ITEMS>

──────────────────────────────

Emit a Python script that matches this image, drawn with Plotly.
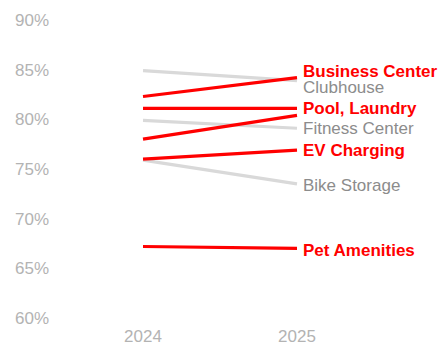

──────────────────────────────

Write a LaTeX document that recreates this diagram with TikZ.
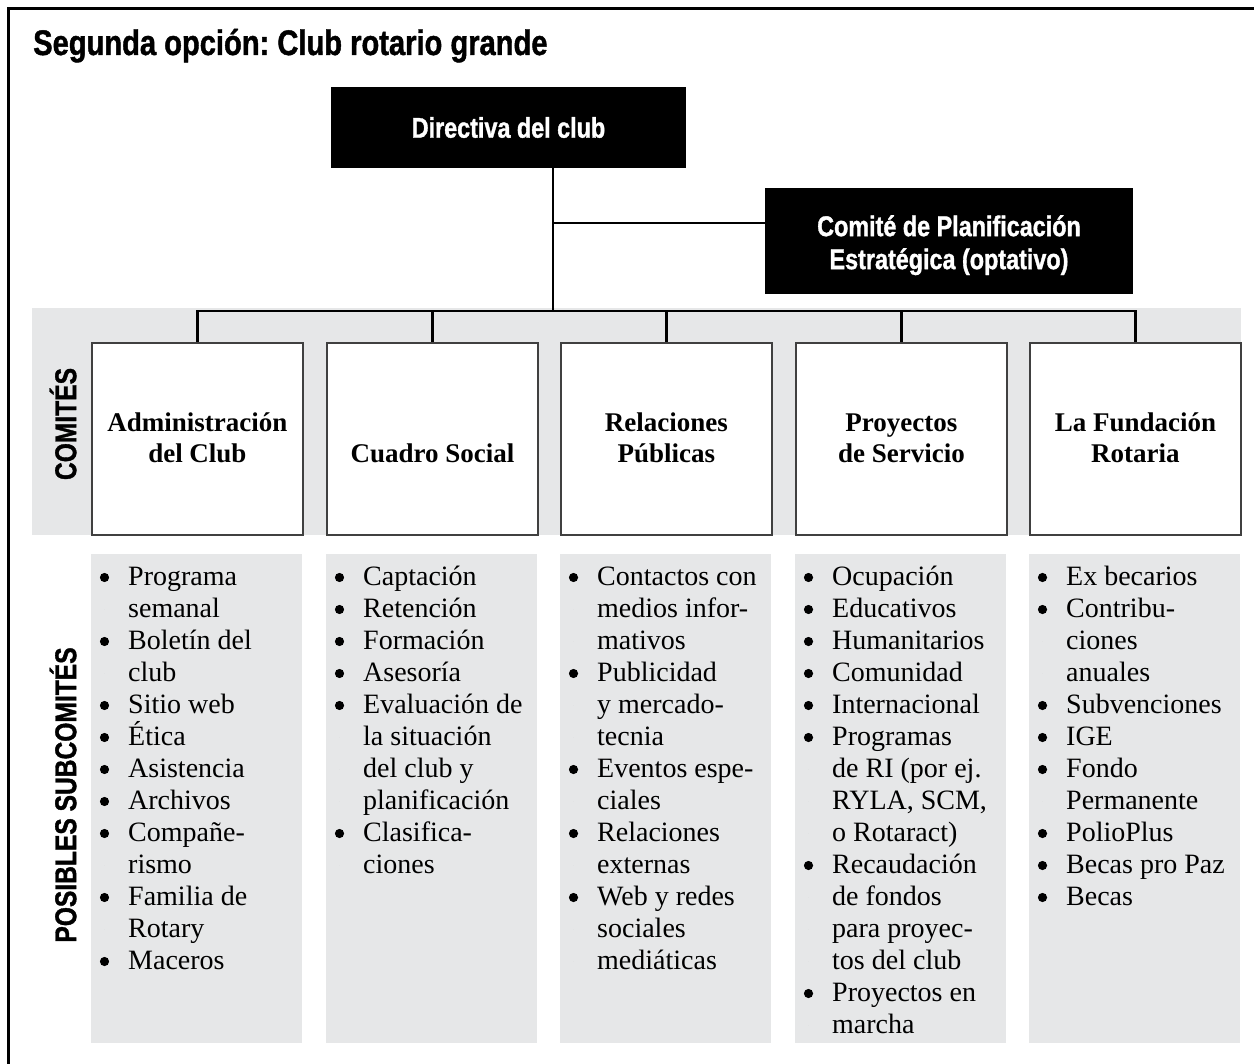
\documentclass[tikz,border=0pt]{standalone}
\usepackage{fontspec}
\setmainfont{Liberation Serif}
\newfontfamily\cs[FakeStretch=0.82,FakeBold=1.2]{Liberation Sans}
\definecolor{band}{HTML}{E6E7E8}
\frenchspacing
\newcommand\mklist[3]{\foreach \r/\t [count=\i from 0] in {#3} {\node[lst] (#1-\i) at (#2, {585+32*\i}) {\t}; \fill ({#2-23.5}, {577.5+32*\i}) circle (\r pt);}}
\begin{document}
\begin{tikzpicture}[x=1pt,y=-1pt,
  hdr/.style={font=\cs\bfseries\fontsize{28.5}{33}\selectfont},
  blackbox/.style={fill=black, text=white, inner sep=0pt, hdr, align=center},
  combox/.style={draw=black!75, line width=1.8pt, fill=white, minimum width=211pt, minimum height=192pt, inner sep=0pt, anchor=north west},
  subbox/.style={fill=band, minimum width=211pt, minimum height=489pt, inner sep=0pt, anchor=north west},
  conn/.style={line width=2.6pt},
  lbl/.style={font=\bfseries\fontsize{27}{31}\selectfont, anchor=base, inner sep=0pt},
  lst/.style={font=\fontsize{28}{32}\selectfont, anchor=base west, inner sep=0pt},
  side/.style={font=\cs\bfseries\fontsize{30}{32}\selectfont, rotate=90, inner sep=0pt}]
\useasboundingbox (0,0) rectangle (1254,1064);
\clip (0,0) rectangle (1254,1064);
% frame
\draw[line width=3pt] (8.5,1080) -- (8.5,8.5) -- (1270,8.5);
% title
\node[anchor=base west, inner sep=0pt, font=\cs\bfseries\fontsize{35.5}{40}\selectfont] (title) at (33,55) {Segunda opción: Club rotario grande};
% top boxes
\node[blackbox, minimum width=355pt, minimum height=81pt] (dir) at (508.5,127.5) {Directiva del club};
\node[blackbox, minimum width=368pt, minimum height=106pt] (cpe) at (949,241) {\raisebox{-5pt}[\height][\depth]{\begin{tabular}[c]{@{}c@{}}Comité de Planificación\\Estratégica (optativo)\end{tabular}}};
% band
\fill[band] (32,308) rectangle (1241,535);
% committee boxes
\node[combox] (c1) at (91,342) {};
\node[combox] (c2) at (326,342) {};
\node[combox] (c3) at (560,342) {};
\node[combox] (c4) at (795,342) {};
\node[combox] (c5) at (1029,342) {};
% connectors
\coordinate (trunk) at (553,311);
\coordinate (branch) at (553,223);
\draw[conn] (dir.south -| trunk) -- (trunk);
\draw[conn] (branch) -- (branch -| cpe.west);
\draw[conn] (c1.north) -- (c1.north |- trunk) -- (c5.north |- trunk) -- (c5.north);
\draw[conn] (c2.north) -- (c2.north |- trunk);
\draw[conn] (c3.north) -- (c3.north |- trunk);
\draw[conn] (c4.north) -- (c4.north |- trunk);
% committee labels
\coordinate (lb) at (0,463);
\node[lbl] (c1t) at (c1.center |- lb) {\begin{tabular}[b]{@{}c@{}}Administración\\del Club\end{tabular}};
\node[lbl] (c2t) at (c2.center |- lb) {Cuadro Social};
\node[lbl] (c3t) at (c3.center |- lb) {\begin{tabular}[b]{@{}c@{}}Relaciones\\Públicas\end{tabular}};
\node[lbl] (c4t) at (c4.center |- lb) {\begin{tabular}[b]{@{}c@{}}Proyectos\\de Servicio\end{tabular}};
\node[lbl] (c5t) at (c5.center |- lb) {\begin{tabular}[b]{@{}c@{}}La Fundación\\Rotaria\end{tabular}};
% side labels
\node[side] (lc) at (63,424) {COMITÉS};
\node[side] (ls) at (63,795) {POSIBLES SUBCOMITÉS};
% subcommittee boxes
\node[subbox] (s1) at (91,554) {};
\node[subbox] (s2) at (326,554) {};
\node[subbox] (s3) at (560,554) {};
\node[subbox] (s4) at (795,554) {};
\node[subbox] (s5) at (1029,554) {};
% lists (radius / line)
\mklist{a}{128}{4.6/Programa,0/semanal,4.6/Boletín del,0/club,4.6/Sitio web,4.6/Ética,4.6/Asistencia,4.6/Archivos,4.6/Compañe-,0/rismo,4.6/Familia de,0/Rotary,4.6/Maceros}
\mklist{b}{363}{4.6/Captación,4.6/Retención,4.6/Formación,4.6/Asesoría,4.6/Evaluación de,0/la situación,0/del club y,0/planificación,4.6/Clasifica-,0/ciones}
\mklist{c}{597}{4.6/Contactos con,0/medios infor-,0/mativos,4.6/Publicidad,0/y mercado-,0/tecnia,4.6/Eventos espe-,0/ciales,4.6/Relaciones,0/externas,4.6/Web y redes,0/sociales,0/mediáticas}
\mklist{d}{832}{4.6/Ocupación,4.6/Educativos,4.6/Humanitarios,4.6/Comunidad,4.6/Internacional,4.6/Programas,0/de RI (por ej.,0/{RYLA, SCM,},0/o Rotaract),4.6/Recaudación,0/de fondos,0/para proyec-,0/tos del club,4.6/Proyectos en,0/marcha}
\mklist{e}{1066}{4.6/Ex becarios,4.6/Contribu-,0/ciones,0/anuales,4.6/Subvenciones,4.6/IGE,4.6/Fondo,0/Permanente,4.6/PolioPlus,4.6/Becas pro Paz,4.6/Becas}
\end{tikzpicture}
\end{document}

──────────────────────────────

BRIEF> Consider the entries above and return each line with the string "this".

EXERCISE SOLUTION>
Emit a Python script that matches this image, drawn with Plotly.
Write a LaTeX document that recreates this diagram with TikZ.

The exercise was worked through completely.